I sure hope no one was confused by the title and came here looking for a weaning tutorial. On the contrary, I was hoping you all could give me some tips. I've often asked why is there so much written on breastfeeding and so little said about weaning? For me, nursing is pretty straightforward and natural, but weaning is not so simple. I say that, but in all honesty, nursing Paul was a real struggle. I fought hard to make it to 6 months. Then, I thought it would be a miracle if we made it to a year. I never imagined we'd make it to 19 months!!
At less than 1 month-old, Paul developed reflux and by 3 months it was like my milk was burning a hole in him as soon as it touched his esophagus, he would writhe and scream.

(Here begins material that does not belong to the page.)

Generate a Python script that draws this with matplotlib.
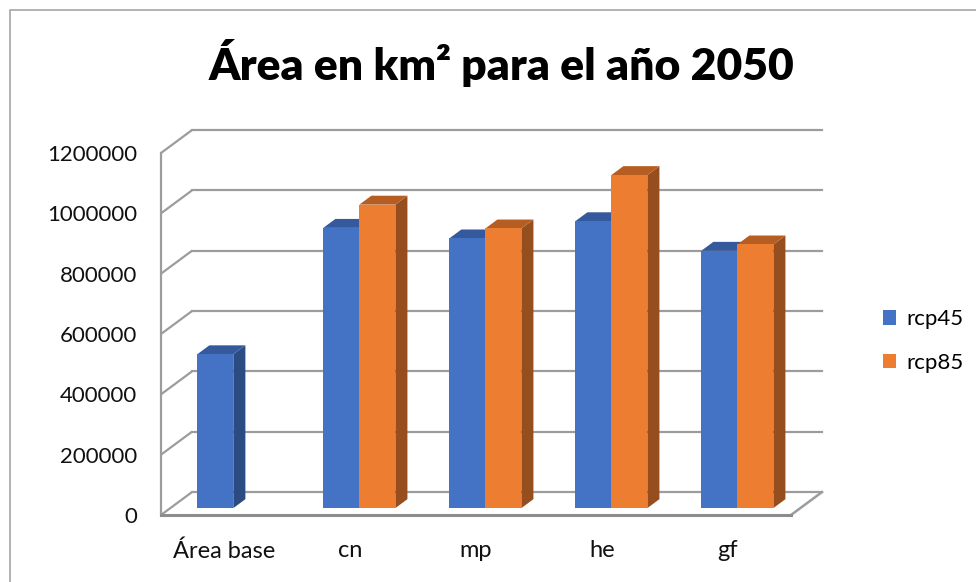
import numpy as np
import matplotlib.pyplot as plt
from matplotlib.patches import Polygon, Rectangle, Patch

# data: area in km2 for 2050
categories = ['Área base', 'cn', 'mp', 'he', 'gf']
rcp45 = [510000, 929000, 894000, 951000, 853000]
rcp85 = [np.nan, 1006000, 927000, 1104000, 874000]
yticks = [0, 200000, 400000, 600000, 800000, 1000000, 1200000]

blue = ('#4472C4', '#34599C', '#2B4B82')     # front, top, side
orange = ('#ED7D31', '#B65E22', '#974E1E')

plt.rcParams['font.family'] = ['Lato', 'DejaVu Sans']

fig = plt.figure(figsize=(9.76, 5.82), dpi=100)
W, H = 976, 582

# outer chart frame
fig.patches.append(Rectangle((10 / W, -0.1), 1.2, 1 - 10 / H + 0.1,
                             transform=fig.transFigure, fill=False,
                             edgecolor='#A6A6A6', linewidth=1.2))

ax = fig.add_axes([161 / W, 67 / H, 630 / W, 362 / H])
ax.set_xlim(-0.5, len(categories) - 0.5)
ax.set_ylim(0, 1200000)
for s in ax.spines.values():
    s.set_visible(False)

# depth of the 3d box in data units
DX = 0.246
DY = 76000
x_left, x_right = -0.5, len(categories) - 0.5
grid_col = '#9C9C9C'

# walls: diagonals on the left side, horizontal lines on the back
for v in yticks:
    ax.plot([x_left, x_left + DX], [v, v + DY], color=grid_col, lw=1.6,
            clip_on=False, zorder=1, solid_capstyle='butt')
    ax.plot([x_left + DX, x_right + DX], [v + DY, v + DY], color=grid_col,
            lw=1.6, clip_on=False, zorder=1)
ax.plot([x_left, x_left], [0, yticks[-1]], color=grid_col, lw=1.6,
        clip_on=False, zorder=1)
# floor edges
ax.plot([x_right, x_right + DX], [0, DY], color=grid_col, lw=1.8,
        clip_on=False, zorder=1)
ax.plot([x_left, x_right], [0, 0], color='#8C8C8C', lw=2.2,
        clip_on=False, zorder=5)

# columns
bw = 0.286
d0, d1 = 0.30, 0.39   # front depth and column depth, as fraction of box
ox, oy = d0 * DX, d0 * DY
bx, by = d1 * DX, d1 * DY


def column(x0, val, cols, z):
    x1 = x0 + bw
    y0, y1 = oy, oy + val
    ax.add_patch(Polygon([(x1, y0), (x1 + bx, y0 + by), (x1 + bx, y1 + by),
                          (x1, y1)], closed=True, facecolor=cols[2],
                         edgecolor='none', clip_on=False, zorder=z))
    ax.add_patch(Polygon([(x0, y1), (x1, y1), (x1 + bx, y1 + by),
                          (x0 + bx, y1 + by)], closed=True, facecolor=cols[1],
                         edgecolor='none', clip_on=False, zorder=z))
    ax.add_patch(Rectangle((x0, y0), bw, val, facecolor=cols[0],
                           edgecolor='none', clip_on=False, zorder=z + 0.5))


z = 2
for i in range(len(categories)):
    if not np.isnan(rcp45[i]):
        column(i + ox - bw, rcp45[i], blue, z)
        z += 1
    if not np.isnan(rcp85[i]):
        column(i + ox, rcp85[i], orange, z)
        z += 1

# axis labels
ax.set_yticks(yticks)
ax.set_yticklabels([str(v) for v in yticks])
ax.set_xticks(range(len(categories)))
ax.set_xticklabels(categories)
ax.tick_params(axis='y', length=0, pad=17, labelsize=16, labelcolor='#111111')
ax.tick_params(axis='x', length=0, pad=18, labelsize=17, labelcolor='#111111')

# legend
handles = [Patch(facecolor=blue[0]), Patch(facecolor=orange[0])]
fig.legend(handles, ['rcp45', 'rcp85'], loc='center left',
           bbox_to_anchor=(872 / W, 1 - 341 / H), frameon=False,
           fontsize=16, handlelength=0.6, handleheight=0.6,
           handletextpad=0.45, labelspacing=1.05, borderpad=0)

fig.text(501 / W, 1 - 63 / H, 'Área en km² para el año 2050',
         ha='center', va='center', fontsize=32, fontweight='heavy')

fig.savefig('out.png', dpi=100)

He hated nursing and when we gave in and did a trial with hypoallergenic formula, he was initially appalled by the taste, but then so relieved that it didn't hurt him. It would have been easy to switch to formula at that point for his comfort and my convenience, but I do not for one second take for granted the health and relational benefits my boys and I enjoy through breastfeeding, so I stubbornly persevered. I'm sure the expense of hypoallergenic formula encouraged me to stay the course as well. :)
In his first 7 months, I tried giving up dairy in combination with many other things. It wasn't until our beloved allergist diagnosed him with both milk AND egg allergies that we were able to make nursing a success for us both, although it meant giving up all dairy and eggs indefinitely.

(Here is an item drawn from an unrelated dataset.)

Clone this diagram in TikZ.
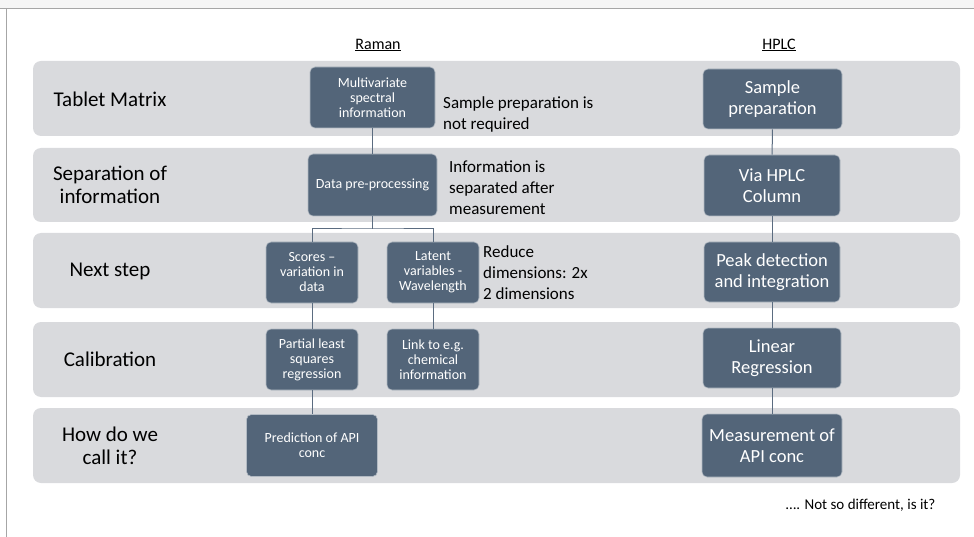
\documentclass[tikz,border=0pt]{standalone}
\usepackage{fontspec}
\setmainfont{Carlito}
\definecolor{boxblue}{HTML}{536579}
\definecolor{bandgrey}{HTML}{D9DADD}
\definecolor{wireblue}{HTML}{5B6C80}

\begin{document}
\begin{tikzpicture}[x=1pt,y=-1pt,band/.style={fill=bandgrey, rounded corners=8pt},box/.style={draw=white!55!boxblue, line width=0.6pt, fill=boxblue, text=white, rounded corners=5pt, align=center, inner sep=1pt},rbox/.style={box, font=\fontsize{14}{15}\selectfont},hbox/.style={box, font=\fontsize{18.5}{20.5}\selectfont},rowlabel/.style={align=center, font=\fontsize{21}{23}\selectfont},note/.style={anchor=west, align=left, inner sep=0pt, font=\fontsize{17}{21}\selectfont},head/.style={font=\fontsize{16}{19}\selectfont},wire/.style={draw=wireblue, line width=1pt}]
\useasboundingbox (0,0) rectangle (974,537);
\fill[gray!8] (0,0) rectangle (974,8);
\draw[gray!70, line width=1pt] (0,8.5) -- (974,8.5);
\draw[gray!70, line width=1.5pt] (6.5,8.5) -- (6.5,537);
\foreach \t/\b in {61/136,148/222,233/308,322/397,408/483} {\fill[band] (33,\t) rectangle (960,\b);}
% row names
\node[rowlabel] (tablet) at (110,99) {Tablet Matrix};
\node[rowlabel] (separation) at (110,185) {Separation of\\information};
\node[rowlabel] (nextstep) at (110,271) {Next step};
\node[rowlabel] (calib) at (110,359) {Calibration};
\node[rowlabel] (howcall) at (110,446) {How do we\\call it?};
\node[head] (raman) at (378,45) {\underline{Raman}};
\node[head] (hplc) at (779,45) {\underline{HPLC}};
% Raman column
\node[rbox, minimum width=125pt, minimum height=61pt] (spectral) at (372.5,97.5) {Multivariate\\spectral\\information};
\node[rbox, minimum width=129pt, minimum height=62pt] (preproc) at (372.5,185) {Data pre-processing};
\node[rbox, minimum width=92pt, minimum height=61pt] (scores) at (312,272.5) {Scores –\\variation in\\data};
\node[rbox, minimum width=92pt, minimum height=61pt] (latent) at (433,272.5) {Latent\\variables -\\Wavelength};
\node[rbox, minimum width=92pt, minimum height=61pt] (pls) at (312,359.5) {Partial least\\squares\\regression};
\node[rbox, minimum width=92pt, minimum height=61pt] (chem) at (433,359.5) {Link to e.g.\\chemical\\information};
\node[rbox, minimum width=131pt, minimum height=62pt] (predict) at (312,445.5) {Prediction of API\\conc};
\node[note] (noprep) at (443,114) {Sample preparation is\\not required};
\node[note] (separated) at (449,188) {Information is\\separated after\\measurement};
\node[note] (reduce) at (483,273) {Reduce\\dimensions: 2x\\2 dimensions};
% HPLC column
\node[hbox, minimum width=139pt, minimum height=60pt] (sampleprep) at (772.5,99) {Sample\\preparation};
\node[hbox, minimum width=136pt, minimum height=61pt] (column) at (772,185.5) {Via HPLC\\Column};
\node[hbox, minimum width=136pt, minimum height=60pt] (peak) at (772,272) {Peak detection\\and integration};
\node[hbox, minimum width=138pt, minimum height=60pt] (linreg) at (772,358) {Linear\\Regression};
\node[hbox, minimum width=140pt, minimum height=63pt] (measure) at (772,445.5) {Measurement of\\API conc};
\node[anchor=east, font=\fontsize{15}{18}\selectfont] (footer) at (939,505) {…. Not so different, is it?};
% connectors
\coordinate (split) at (372.5,229);
\draw[wire] (spectral) -- (preproc);
\draw[wire] (preproc) -- (split);
\draw[wire] (scores.north) |- (split) -| (latent.north);
\draw[wire] (scores) -- (pls);
\draw[wire] (latent) -- (chem);
\draw[wire] (pls) -- (predict);
\draw[wire] (sampleprep) -- (column);
\draw[wire] (column) -- (peak);
\draw[wire] (peak) -- (linreg);
\draw[wire] (linreg) -- (measure);
\end{tikzpicture}
\end{document}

I think Paulie recognized how hard we fought to make BFing work too, and having earned it he didn't underappreciate it either. Loving cheese, butter, ice cream, frosting, baked goods, and all things creamy, I tried to start weaning him at a year, but he was reluctant. 6 months later I was still trying to cut him off. Like most mamas, our last nursing session to go was the one at bedtime. When I tried redirecting him to soy milk, he would scream like I was hurting his feelings as much as my dairy-filled milk had originally hurt his GI tract. Because I valued the beauty of our nursing relationship so much, I decided not to let it end on such an ugly note, even if it meant I'd have to go to college with him.
I set the goal to wean him before my trip to the University of Florida last week, as it would be my first overnight away from Paul. With the side benefit that it was just before Jon's birthday, because weaning Paul meant I could enjoy dinner out with Jon for his birthday without having to scrutinize a menu for traces of butter or cheese.

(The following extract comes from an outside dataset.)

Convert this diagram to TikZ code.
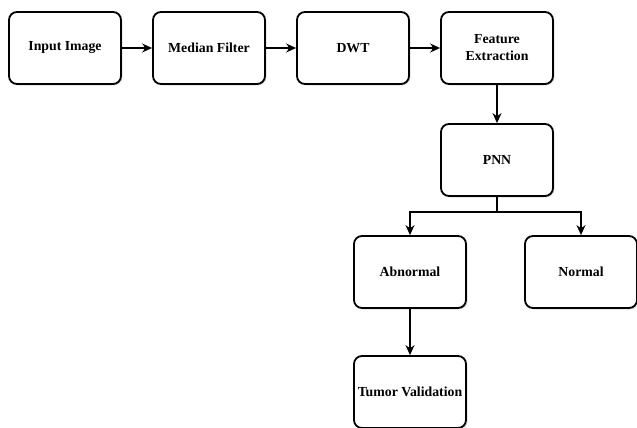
\documentclass[tikz,border=0pt]{standalone}
\usepackage{fontspec}
\setmainfont{Liberation Serif}
\usetikzlibrary{arrows.meta,shadows}

\begin{document}
\begin{tikzpicture}[x=1pt,y=-1pt,
  stage/.style={draw=black,line width=1.8pt,rounded corners=8pt,fill=white,
    minimum width=112pt,minimum height=72pt,align=center,
    font=\fontsize{13.8}{17}\selectfont\bfseries,
    drop shadow={shadow xshift=1.5pt,shadow yshift=-1.5pt,fill=black!25}},
  flow/.style={line width=1.8pt,-{Stealth[length=10pt,width=9pt]}}]
  \useasboundingbox (0,0) rectangle (637,428);

  % top row: preprocessing chain
  \node[stage] (input)  at (65,48)  {Input Image};
  \node[stage] (median) at (209,48) {Median Filter};
  \node[stage] (dwt)    at (353,48) {DWT};
  \node[stage] (feat)   at (497,48) {Feature\\Extraction};
  \draw[flow] (input) -- (median);
  \draw[flow] (median) -- (dwt);
  \draw[flow] (dwt) -- (feat);

  % classifier and its two outcomes
  \node[stage] (pnn)    at (497,160) {PNN};
  \node[stage] (abnorm) at (410,272) {Abnormal};
  \node[stage] (norm)   at (581,272) {Normal};
  \node[stage] (tumor)  at (410,392) {Tumor Validation};
  \draw[flow] (feat) -- (pnn);
  \draw[line width=1.8pt] (pnn.south) -- ++(0,15) coordinate (split);
  \draw[flow] (split) -| (abnorm.north);
  \draw[flow] (split) -| (norm.north);
  \draw[flow] (abnorm) -- (tumor);
\end{tikzpicture}
\end{document}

With the help of others putting him down whenever they were available to for naps and bedtime, we finally weaned, but I wasn't nearly as eager to get back to dairy as I, or others, expected. It took me a couple days to realize it, but I feel a bit like I'm betraying Paul as the only dairy and egg-free person in our family now. We were a team, and now he is alone in his plight. I still choose PB&J or other safe foods often so I can share with him when he climbs in my lap halfway through every meal. But that doesn't mean I haven't splurged.
There have been 2 extended periods in my life where I've gone without Papa John's pizza: when I lived in Bolivia and this past year+ for Paul. They were both worthy causes, and they were both joyous reunions!
If anyone is considering a restricted diet for breastfeeding purposes, You can do it! I didn't think I could either, but these precious little ones are worth it. Wanna know my secret to success: Private Selection's Raspberry Sorbet. Even if you're not dairy-free it may change your life like it did mine.
As far as weaning goes, I have no advice. I've heard so many people tell me that their kids just decided they didn't want to nurse anymore at 9, 12, or 15 months. Not so for us. That would have been easier, but what would really be ideal would be if baby and mama could just agree on a physical and emotional timeline and work together from there.
Jon says these are my crazy eyes. Yeah, crazy for long-lost ice cream! |
As always, these trials have only given us more compassion for others in their allergy and breastfeeding journeys. Thank you, Lord, for helping us understand how others live.